Parse Nagios's performance data

Question

Parse Nagios's performance data

goblin opened this issue 11 years ago · comments

Currently Nagios's performance data (http://nagiosplug.sourceforge.net/developer-guidelines.html#PLUGOUTPUT) is being simply treated as a string and appended to the Riemann's "description" field.

It would be nice if this data was parsed and sent as separate metrics.

Brian Hatfield commented 11 years ago

Thanks!

goblin · Answer 1 · Wed Apr 24 2013 23:55:03 GMT+0800 (China Standard Time)

Have you got any thoughts on how to best do it? I think we'd have to send multiple events to riemann, one for each piece of performance data. This might complicate things a little.

Brian Hatfield · Answer 2 · Thu Apr 25 2013 00:01:12 GMT+0800 (China Standard Time)

I'd love to parse this data! Do you happen to have a link to a plugin that actually outputs this data? In all my years of running various Nagios installs, I've never noticed one output this data. Maybe I just wasn't looking close enough :-)

If I can see what the output looks like, I can improve the NagiosTask to properly parse it.

goblin · Answer 3 · Thu Apr 25 2013 00:02:44 GMT+0800 (China Standard Time)

Sure, for instance the http check:

% ./check_http -H google.com
HTTP OK: HTTP/1.1 301 Moved Permanently - 559 bytes in 0.031 second response time |time=0.031230s;;;0.000000 size=559B;;;0

Or the SSH one:

% ./check_ssh localhost     
SSH OK - OpenSSH_6.0p1 Debian-4 (protocol 2.0) | time=0.014560s;;;0.000000;10.000000

goblin · Answer 4 · Thu Apr 25 2013 00:03:45 GMT+0800 (China Standard Time)

(they're from nagios-plugins-basic debian sid package version 1.4.16-1)

(edited, it's basic, not standard)

Brian Hatfield · Answer 5 · Thu Apr 25 2013 01:46:58 GMT+0800 (China Standard Time)

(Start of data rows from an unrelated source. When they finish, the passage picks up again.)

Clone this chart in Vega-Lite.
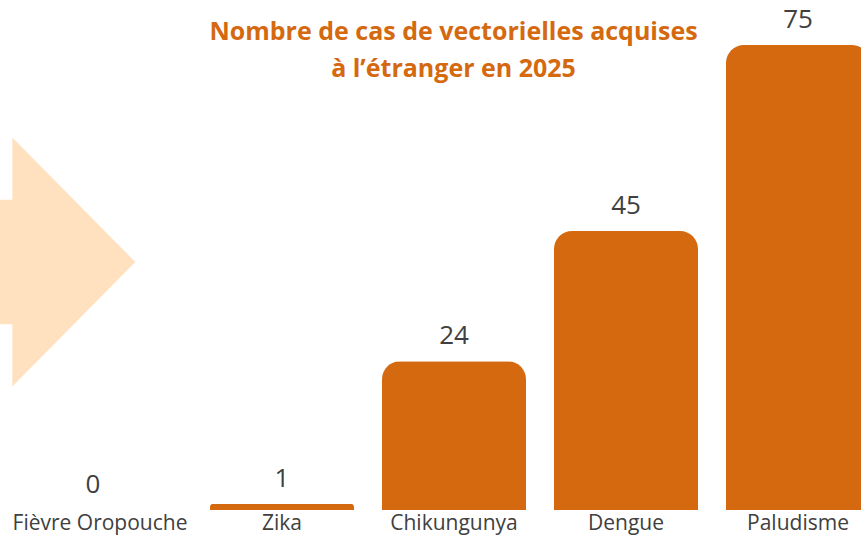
{
  "$schema": "https://vega.github.io/schema/vega-lite/v6.json",
  "width": 861,
  "height": 510,
  "autosize": {"type": "none"},
  "padding": {"left": 0, "top": 0, "right": 0, "bottom": 25},
  "background": "white",
  "config": {"view": {"stroke": null}, "font": "Open Sans"},
  "title": {
    "text": ["Nombre de cas de vectorielles acquises", "à l’étranger en 2025"],
    "color": "#D4690F",
    "font": "Open Sans",
    "fontSize": 25,
    "fontWeight": "bold",
    "anchor": "middle",
    "baseline": "alphabetic",
    "offset": -102,
    "lineHeight": 37,
    "dx": 23
  },
  "datasets": {
    "cases": [
      {"maladie": "Fièvre Oropouche", "cas": 0},
      {"maladie": "Zika", "cas": 1},
      {"maladie": "Chikungunya", "cas": 24},
      {"maladie": "Dengue", "cas": 45},
      {"maladie": "Paludisme", "cas": 75}
    ],
    "fleche": [
      {"ax": 6, "ay": 40}
    ]
  },
  "layer": [
    {
      "data": {"name": "fleche"},
      "mark": {
        "type": "point",
        "filled": true,
        "opacity": 1,
        "color": "#FFE1BF",
        "strokeWidth": 0,
        "size": 62001,
        "shape": "M-0.8,-0.5L-0.494,-0.5L-0.494,-1L0.494,0L-0.494,1L-0.494,0.5L-0.8,0.5Z"
      },
      "encoding": {
        "x": {"field": "ax", "type": "quantitative", "scale": {"domain": [0, 70], "nice": false}, "axis": null},
        "y": {"field": "ay", "type": "quantitative", "scale": {"domain": [0, 82.26], "nice": false}, "axis": null}
      }
    },
    {
      "data": {"name": "cases"},
      "encoding": {
        "x": {
          "field": "maladie",
          "type": "nominal",
          "sort": null,
          "scale": {"range": [24, 884], "paddingInner": 0.1628, "paddingOuter": 0.0814},
          "axis": {
            "title": null,
            "domain": false,
            "ticks": false,
            "labelFont": "Open Sans",
            "labelFontSize": 21,
            "labelColor": "#404040",
            "labelPadding": 19,
            "labelBaseline": "alphabetic",
            "labelAngle": 0,
            "labelOffset": {"condition": {"test": "datum.value === 'Fièvre Oropouche'", "value": -10}, "value": 0}
          }
        },
        "y": {"field": "cas", "type": "quantitative", "scale": {"domain": [0, 82.26], "nice": false}, "axis": null}
      },
      "layer": [
        {
          "mark": {"type": "bar", "color": "#D4690F", "cornerRadiusTopLeft": 18, "cornerRadiusTopRight": 18}
        },
        {
          "mark": {
            "type": "text",
            "font": "Open Sans",
            "fontSize": 26,
            "color": "#404040",
            "baseline": "alphabetic",
            "dy": -17,
            "dx": {"expr": "datum.maladie === 'Fièvre Oropouche' ? -17 : 0"}
          },
          "encoding": {"text": {"field": "cas", "type": "quantitative"}}
        }
      ]
    }
  ],
  "resolve": {"scale": {"x": "independent"}}
}
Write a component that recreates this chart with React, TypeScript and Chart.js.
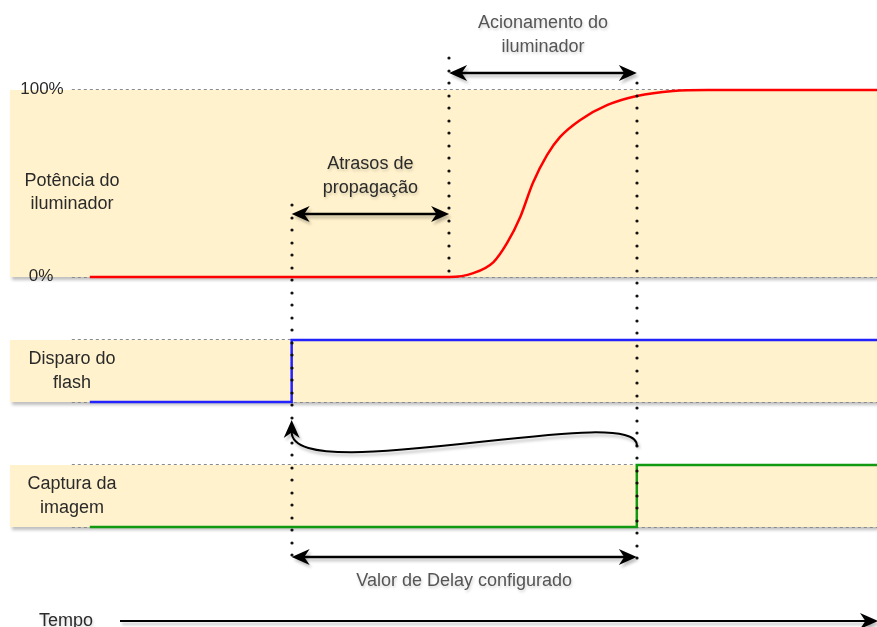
import React, { useEffect, useRef } from "react";
import { Chart, registerables } from "chart.js";

Chart.register(...registerables);

// ---- data (time in arbitrary units, levels in %) ----
const T_START = 0;
const T_END = 78;
const T_FLASH = 20; // flash trigger
const T_ILLUM = 35.6; // illuminator starts to turn on
const T_CAPTURE = 54.2; // image capture

const powerTimes = [0, 35.6, 38, 40, 41.35, 42.65, 43.9, 45.3, 46.6, 48.6, 51.3, 54.2, 57.8, 61.2, 78];
const powerLevels = [0, 0, 2.1, 8, 18.2, 32.1, 50.3, 65.2, 74.9, 84, 92, 96.8, 99.5, 100, 100];

const flashTimes = [T_START, T_FLASH, T_FLASH, T_END];
const flashLevels = [0, 0, 100, 100];

const captureTimes = [T_START, T_CAPTURE, T_CAPTURE, T_END];
const captureLevels = [0, 0, 100, 100];

const laneLabels = [["Potência do", "iluminador"], ["Disparo do", "flash"], ["Captura da", "imagem"]];
const powerTickLabels = ["100%", "0%"];

// ---- layout (not data) ----
const W = 877;
const H = 627;
const LANES = [
  { top: 90, bottom: 277 },
  { top: 340, bottom: 402 },
  { top: 465, bottom: 527 },
];
const FONT = '"Liberation Sans", Arial, Helvetica, sans-serif';

function laneY(lane: number, level: number) {
  const l = LANES[lane];
  return l.bottom - (level / 100) * (l.bottom - l.top);
}

function toPoints(times: number[], levels: number[], lane: number) {
  return times.map((t, i) => ({ x: t, y: laneY(lane, levels[i]) }));
}

function arrowHead(ctx: CanvasRenderingContext2D, x: number, y: number, angle: number, L = 18, Wd = 8) {
  ctx.save();
  ctx.translate(x, y);
  ctx.rotate(angle);
  ctx.beginPath();
  ctx.moveTo(0, 0);
  ctx.lineTo(-L, -Wd);
  ctx.lineTo(-L * 0.7, 0);
  ctx.lineTo(-L, Wd);
  ctx.closePath();
  ctx.fill();
  ctx.restore();
}

function setShadow(ctx: CanvasRenderingContext2D, on: boolean) {
  if (on) {
    ctx.shadowColor = "rgba(0,0,0,0.25)";
    ctx.shadowBlur = 3;
    ctx.shadowOffsetX = 2;
    ctx.shadowOffsetY = 3;
  } else {
    ctx.shadowColor = "rgba(0,0,0,0)";
    ctx.shadowBlur = 0;
    ctx.shadowOffsetX = 0;
    ctx.shadowOffsetY = 0;
  }
}

function doubleArrow(ctx: CanvasRenderingContext2D, x1: number, x2: number, y: number) {
  ctx.save();
  setShadow(ctx, true);
  ctx.strokeStyle = "#000";
  ctx.fillStyle = "#000";
  ctx.lineWidth = 2.5;
  ctx.beginPath();
  ctx.moveTo(x1 + 11, y);
  ctx.lineTo(x2 - 11, y);
  ctx.stroke();
  arrowHead(ctx, x1, y, Math.PI);
  arrowHead(ctx, x2, y, 0);
  ctx.restore();
}

function dottedV(ctx: CanvasRenderingContext2D, xRaw: number, y1: number, y2: number) {
  const x = Math.round(xRaw);
  ctx.save();
  ctx.fillStyle = "#111";
  for (let y = y1; y <= y2; y += 12.5) {
    ctx.beginPath();
    ctx.arc(x, Math.round(y), 1.6, 0, Math.PI * 2);
    ctx.fill();
  }
  ctx.restore();
}

function text(ctx: CanvasRenderingContext2D, s: string, x: number, y: number, color = "#2a2a2a", size = 18) {
  ctx.save();
  ctx.font = `${size}px ${FONT}`;
  ctx.fillStyle = color;
  ctx.textAlign = "center";
  ctx.textBaseline = "middle";
  ctx.fillText(s, x, y);
  ctx.restore();
}

const diagramPlugin = {
  id: "diagram",
  beforeDatasetsDraw(chart: any) {
    const ctx: CanvasRenderingContext2D = chart.ctx;
    const xs = chart.scales.x;
    const x0 = xs.getPixelForValue(T_START);
    // lanes
    LANES.forEach((l) => {
      ctx.save();
      setShadow(ctx, true);
      ctx.fillStyle = "#FFF2CC";
      ctx.fillRect(10, l.top, W - 10, l.bottom - l.top);
      ctx.restore();
      ctx.save();
      ctx.strokeStyle = "#8a8a8a";
      ctx.lineWidth = 1;
      ctx.setLineDash([3, 3]);
      ctx.beginPath();
      ctx.moveTo(x0 - 18, l.top - 0.5);
      ctx.lineTo(W, l.top - 0.5);
      ctx.moveTo(x0 - 18, l.bottom + 0.5);
      ctx.lineTo(W, l.bottom + 0.5);
      ctx.stroke();
      ctx.restore();
    });
    // labels
    text(ctx, powerTickLabels[0], 42, LANES[0].top - 1, "#2a2a2a", 17);
    text(ctx, powerTickLabels[1], 41, LANES[0].bottom - 1, "#2a2a2a", 17);
    text(ctx, laneLabels[0][0], 72, 181);
    text(ctx, laneLabels[0][1], 72, 204);
    text(ctx, laneLabels[1][0], 72, 359);
    text(ctx, laneLabels[1][1], 72, 383);
    text(ctx, laneLabels[2][0], 72, 484);
    text(ctx, laneLabels[2][1], 72, 508);
  },
  afterDatasetsDraw(chart: any) {
    const ctx: CanvasRenderingContext2D = chart.ctx;
    const xs = chart.scales.x;
    const xf = xs.getPixelForValue(T_FLASH);
    const xi = xs.getPixelForValue(T_ILLUM);
    const xc = xs.getPixelForValue(T_CAPTURE);

    dottedV(ctx, xf, 205, 562);
    dottedV(ctx, xi, 58, 282);
    dottedV(ctx, xc, 83, 562);

    doubleArrow(ctx, xi, xc, 73);
    doubleArrow(ctx, xf, xi, 214);
    doubleArrow(ctx, xf, xc, 557);

    // curved arrow from capture back to flash
    ctx.save();
    setShadow(ctx, true);
    ctx.strokeStyle = "#000";
    ctx.fillStyle = "#000";
    ctx.lineWidth = 2;
    ctx.beginPath();
    ctx.moveTo(xc, 446);
    ctx.bezierCurveTo(xc + 4, 400, xf, 490, xf, 432);
    ctx.stroke();
    arrowHead(ctx, xf, 420, -Math.PI / 2, 18, 8);
    ctx.restore();

    // time axis arrow
    ctx.save();
    setShadow(ctx, true);
    ctx.strokeStyle = "#000";
    ctx.fillStyle = "#000";
    ctx.lineWidth = 2;
    ctx.beginPath();
    ctx.moveTo(120, 621);
    ctx.lineTo(W - 8, 621);
    ctx.stroke();
    arrowHead(ctx, W + 1, 621, 0);
    ctx.restore();

    // annotation texts
    ctx.save();
    setShadow(ctx, true);
    ctx.shadowOffsetX = 1;
    ctx.shadowOffsetY = 2;
    ctx.shadowColor = "rgba(0,0,0,0.18)";
    text(ctx, "Acionamento do", (xi + xc) / 2, 23, "#555");
    text(ctx, "iluminador", (xi + xc) / 2, 47, "#555");
    text(ctx, "Atrasos de", (xf + xi) / 2, 164);
    text(ctx, "propagação", (xf + xi) / 2, 188);
    text(ctx, "Valor de Delay configurado", (xf + xc) / 2, 581, "#555");
    text(ctx, "Tempo", 66, 621);
    ctx.restore();
  },
};

export default function App() {
  const ref = useRef<HTMLCanvasElement | null>(null);
  useEffect(() => {
    if (!ref.current) return;
    const chart = new Chart(ref.current, {
      type: "line",
      data: {
        datasets: [
          {
            label: "Potência do iluminador",
            data: toPoints(powerTimes, powerLevels, 0),
            borderColor: "#FF0000",
            borderWidth: 2.5,
            pointRadius: 0,
            cubicInterpolationMode: "monotone",
          },
          {
            label: "Disparo do flash",
            data: toPoints(flashTimes, flashLevels, 1),
            borderColor: "#2222FF",
            borderWidth: 2.5,
            pointRadius: 0,
            tension: 0,
          },
          {
            label: "Captura da imagem",
            data: toPoints(captureTimes, captureLevels, 2),
            borderColor: "#119911",
            borderWidth: 2.5,
            pointRadius: 0,
            tension: 0,
          },
        ],
      },
      options: {
        animation: false,
        responsive: false,
        devicePixelRatio: 1,
        layout: { padding: 0 },
        scales: {
          x: { type: "linear", min: -8.9, max: T_END, display: false },
          y: { type: "linear", min: 0, max: H, reverse: true, display: false },
        },
        plugins: { legend: { display: false }, tooltip: { enabled: false } },
        events: [],
      } as any,
      plugins: [diagramPlugin],
    });
    return () => chart.destroy();
  }, []);
  return (
    <div style={{ position: "fixed", left: 0, top: 0, width: W, height: H, background: "#fff" }}>
      <canvas ref={ref} width={W} height={H} style={{ width: W, height: H, display: "block" }} />
    </div>
  );
}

Okay, so I am doing some legwork to update python-bernhard to support Riemann 2+'s attributes field, which I think is a good way to send over an n-sized set of metric data for a given event.

I'm not sure that it's a good idea to send many events to get multiple metrics for the same service, because when I think about performing actions on their state, I don't want 5 alerts/pages for one service failure.

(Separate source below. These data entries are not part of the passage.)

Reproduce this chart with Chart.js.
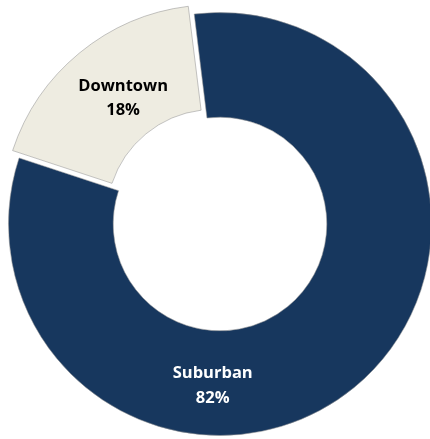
<!DOCTYPE html>
<html>
<head>
<meta charset="utf-8">
<script src="https://cdn.jsdelivr.net/npm/chart.js@4/dist/chart.umd.min.js"></script>
<style>
  html, body { margin:0; padding:0; width:430px; height:439px; overflow:hidden; background:#ffffff; }
  #wrap { position:absolute; left:-10px; top:-6px; width:460px; height:460px; }
</style>
</head>
<body>
<div id="wrap"><canvas id="c" width="460" height="460"></canvas></div>
<script>
const categories = ["Suburban", "Downtown"];
const values = [82, 18];
const percentLabels = ["82%", "18%"];

const sliceColors = ["#17375E", "#EEECE1"];
const labelColors = ["#FFFFFF", "#000000"];
const sliceOffsets = [0, 36];
const labelAngles = [182.6, -37.1];     // degrees, clockwise from top
const labelRingPos = [0.511, 0.415];    // 0 = inner edge, 1 = outer edge

const labelPlugin = {
  id: 'sliceLabels',
  afterDatasetsDraw(chart) {
    const ctx = chart.ctx;
    const meta = chart.getDatasetMeta(0);
    meta.data.forEach((arc, i) => {
      const p = arc.getProps(['x','y','startAngle','endAngle','innerRadius','outerRadius','circumference'], true);
      const mid = (p.startAngle + p.endAngle) / 2;
      const r = p.innerRadius + (p.outerRadius - p.innerRadius) * labelRingPos[i];
      const off = sliceOffsets[i] / 4;
      const fix = 1 - Math.sin(Math.min(Math.PI, p.circumference || 0));
      const shift = off * (1 + fix);
      const ang = (labelAngles[i] - 90) * Math.PI / 180;
      const x = p.x + Math.cos(ang) * r + Math.cos(mid) * shift;
      const y = p.y + Math.sin(ang) * r + Math.sin(mid) * shift;
      ctx.save();
      ctx.fillStyle = labelColors[i];
      ctx.font = "bold 16.5px 'Open Sans'";
      ctx.textAlign = 'center';
      ctx.textBaseline = 'alphabetic';
      ctx.fillText(categories[i], x, y - 5.9);
      ctx.fillText(percentLabels[i], x, y + 18.5);
      ctx.restore();
    });
  }
};

new Chart(document.getElementById('c'), {
  type: 'doughnut',
  data: {
    labels: categories,
    datasets: [{
      data: values,
      backgroundColor: sliceColors,
      borderColor: 'rgba(150,150,150,0.55)',
      borderWidth: 1,
      offset: sliceOffsets,
      hoverOffset: 0
    }]
  },
  options: {
    responsive: false,
    devicePixelRatio: 1,
    animation: false,
    events: [],
    rotation: -7,
    cutout: '50.5%',
    layout: { padding: 0 },
    plugins: { legend: { display: false }, tooltip: { enabled: false } }
  },
  plugins: [labelPlugin]
});
</script>
</body>
</html>
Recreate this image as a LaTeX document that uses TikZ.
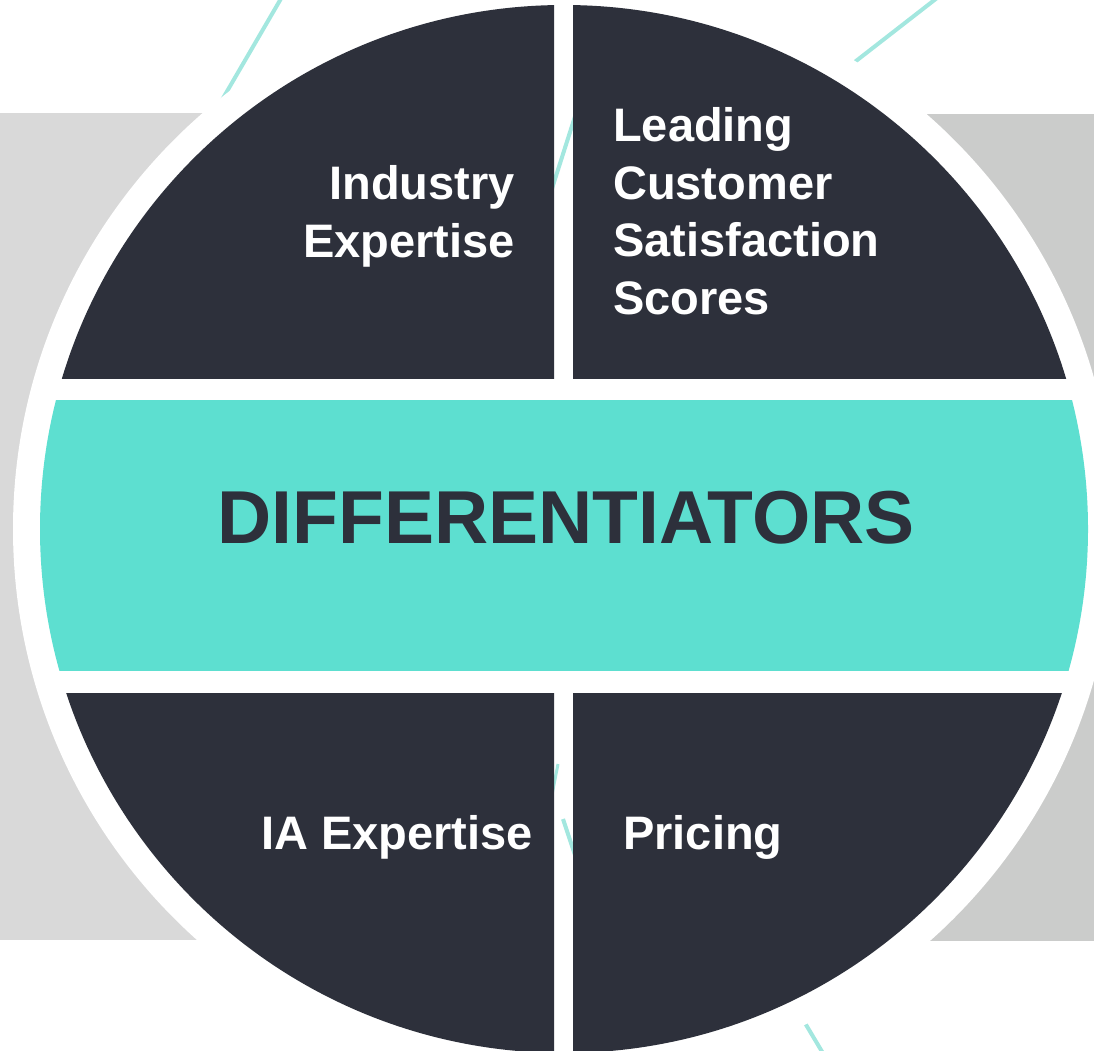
\documentclass[tikz,border=0pt]{standalone}
\usepackage{fontspec}
\setmainfont{Liberation Sans}
\definecolor{darkq}{HTML}{2D303B}
\definecolor{tealband}{HTML}{5DDFD0}
\definecolor{grayL}{HTML}{D9D9D9}
\definecolor{grayR}{HTML}{CBCCCB}
\definecolor{tealline}{HTML}{A3E7DF}
\begin{document}
\begin{tikzpicture}[x=1pt,y=-1pt,
  lbl/.style={text=white,font=\fontsize{47}{57.5}\selectfont\bfseries,inner sep=0pt},
  big/.style={text=darkq,font=\fontsize{75}{80}\selectfont\bfseries,inner sep=0pt},
  deco/.style={tealline,line width=4pt}]
\useasboundingbox (0,0) rectangle (1094,1051);
\clip (0,0) rectangle (1094,1051);
\coordinate (c) at (564,529);
% grey backing panels
\fill[grayL] (0,113) rectangle (564,940);
\fill[grayR] (564,114) rectangle (1094,941);
% decorative lines behind
\draw[deco] (286,-10) -- (215,112);
\draw[deco] (946,-9) -- (838,75);
\draw[deco] (799,1013) -- (830,1065);
% white disc
\fill[white] (c) circle (551pt);
% decorative lines seen through the gaps
\draw[deco] (579,104) -- (548,201);
\draw[deco,line width=3pt] (558,764) -- (550,805);
\draw[deco] (563,819) -- (577,861);
% quadrants and band
\begin{scope}
  \clip (0,0) rectangle (554,378);
  \fill[darkq] (c) circle (524pt);
\end{scope}
\begin{scope}
  \clip (573,0) rectangle (1094,378);
  \fill[darkq] (c) circle (524pt);
\end{scope}
\begin{scope}
  \clip (0,400) rectangle (1094,670);
  \fill[tealband] (c) circle (524pt);
\end{scope}
\begin{scope}
  \clip (0,693) rectangle (554,1100);
  \fill[darkq] (c) circle (524pt);
\end{scope}
\begin{scope}
  \clip (573,693) rectangle (1094,1100);
  \fill[darkq] (c) circle (524pt);
\end{scope}
% texts (base anchor = baseline of the last line)
\node[lbl,anchor=base east,align=right] (ind) at (515,257) {Industry\\Expertise};
\node[lbl,anchor=base west,align=left] (lead) at (613,314) {Leading\\Customer\\Satisfaction\\Scores};
\node[big,anchor=base] (diff) at (566,543) {DIFFERENTIATORS};
\node[lbl,anchor=base east] (ia) at (533,849) {IA Expertise};
\node[lbl,anchor=base west] (pr) at (623,849) {Pricing};
\end{tikzpicture}
\end{document}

I still would like to pick one of the labels (when the amount of performance data is len(n) > 1) as the canonical 'metric', but I'm not really sure I can come up with a good 'rule' to choose. I might just go with index 0 of the parsed return string.

Thoughts?

Brian Hatfield · Answer 6 · Thu Apr 25 2013 02:44:12 GMT+0800 (China Standard Time)

Here's the upstream PR to update bernhard to support 'attributes': https://github.com/banjiewen/bernhard/pull/6

Brian Hatfield · Answer 7 · Thu Apr 25 2013 04:09:29 GMT+0800 (China Standard Time)

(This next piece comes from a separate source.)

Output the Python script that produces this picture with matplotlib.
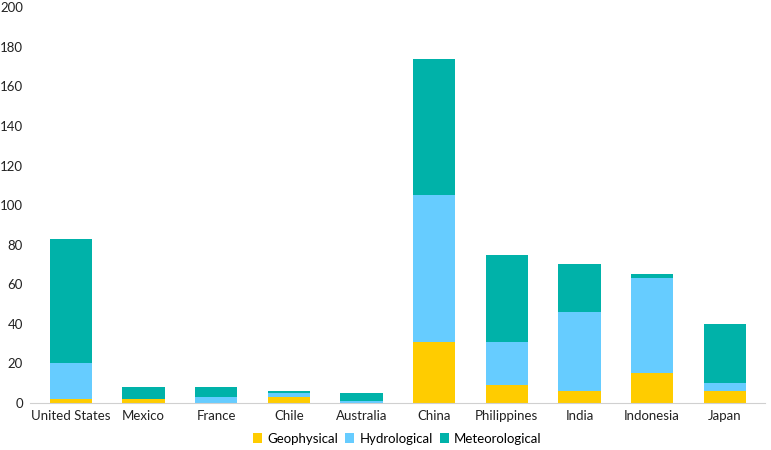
import matplotlib
matplotlib.use("Agg")
import matplotlib.pyplot as plt
import numpy as np

countries = ["United States", "Mexico", "France", "Chile", "Australia",
             "China", "Philippines", "India", "Indonesia", "Japan"]
geophysical = [2, 2, 0, 3, 0, 31, 9, 6, 15, 6]
hydrological = [18, 0, 3, 2, 1, 74, 22, 40, 48, 4]
meteorological = [63, 6, 5, 1, 4, 69, 44, 24, 2, 30]
yticks = [0, 20, 40, 60, 80, 100, 120, 140, 160, 180, 200]

plt.rcParams['font.family'] = ['Lato', 'DejaVu Sans']

fig = plt.figure(figsize=(7.71, 4.5), dpi=100)
ax = fig.add_axes([0.039, 0.1044, 0.953, 0.8796])

x = np.arange(len(countries))
w = 0.58
g = np.array(geophysical)
h = np.array(hydrological)
m = np.array(meteorological)
ax.bar(x, g, w, color="#FFCC00", label="Geophysical")
ax.bar(x, h, w, bottom=g, color="#66CCFF", label="Hydrological")
ax.bar(x, m, w, bottom=g + h, color="#00B2A9", label="Meteorological")

ax.set_ylim(0, 200)
ax.set_xlim(-0.56, 9.55)
ax.set_yticks(yticks)
ax.set_xticks(x)
ax.set_xticklabels(countries)
ax.tick_params(axis='both', length=0, labelsize=9.5, colors="#222222")
ax.tick_params(axis='y', pad=5)
ax.tick_params(axis='x', pad=5)
for s in ["top", "right", "left"]:
    ax.spines[s].set_visible(False)
ax.spines["bottom"].set_color("#D0D0D0")

ax.legend(loc="upper center", bbox_to_anchor=(0.5, -0.045), ncol=3, frameon=False,
          fontsize=9.5, handlelength=0.7, handleheight=0.7, handletextpad=0.4,
          columnspacing=0.5)

fig.savefig("out.png", dpi=100)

Also, it appears that field name collisions will be ignored: for example, 'time' is an event field as well as a performance data field. Which means we're probably going to need to prefix it :-/

Brian Hatfield · Answer 8 · Thu Apr 25 2013 06:06:51 GMT+0800 (China Standard Time)

Added a first pass, but it needs some tuneup and cleanup: df8c956

goblin · Answer 9 · Thu Apr 25 2013 17:56:00 GMT+0800 (China Standard Time)

Whoah, that was quick!

These new attributes look like a great use case for this indeed, I wasn't aware they existed :-)

Had a quick test and it looks pretty good, one minor issue is that my response time of 0.035 seconds or so gets rounded and the attribute ends up as :task_time "0.0".

But wow, many, many thanks for implementing this so quickly :-)

goblin · Answer 10 · Thu Apr 25 2013 18:58:54 GMT+0800 (China Standard Time)

I've fixed the rounding problem with an extra dot in the regex: #3
(pretty minor of course;-)

Brian Hatfield · Answer 11 · Thu Apr 25 2013 22:46:01 GMT+0800 (China Standard Time)

Okay, I tidied up the parsing code a little bit more. There's more to be done here, I think, around making it really bulletproof (ie; performance data returned but it is nonsensical/invalid), but this should be good enough for common use cases.

90c68b6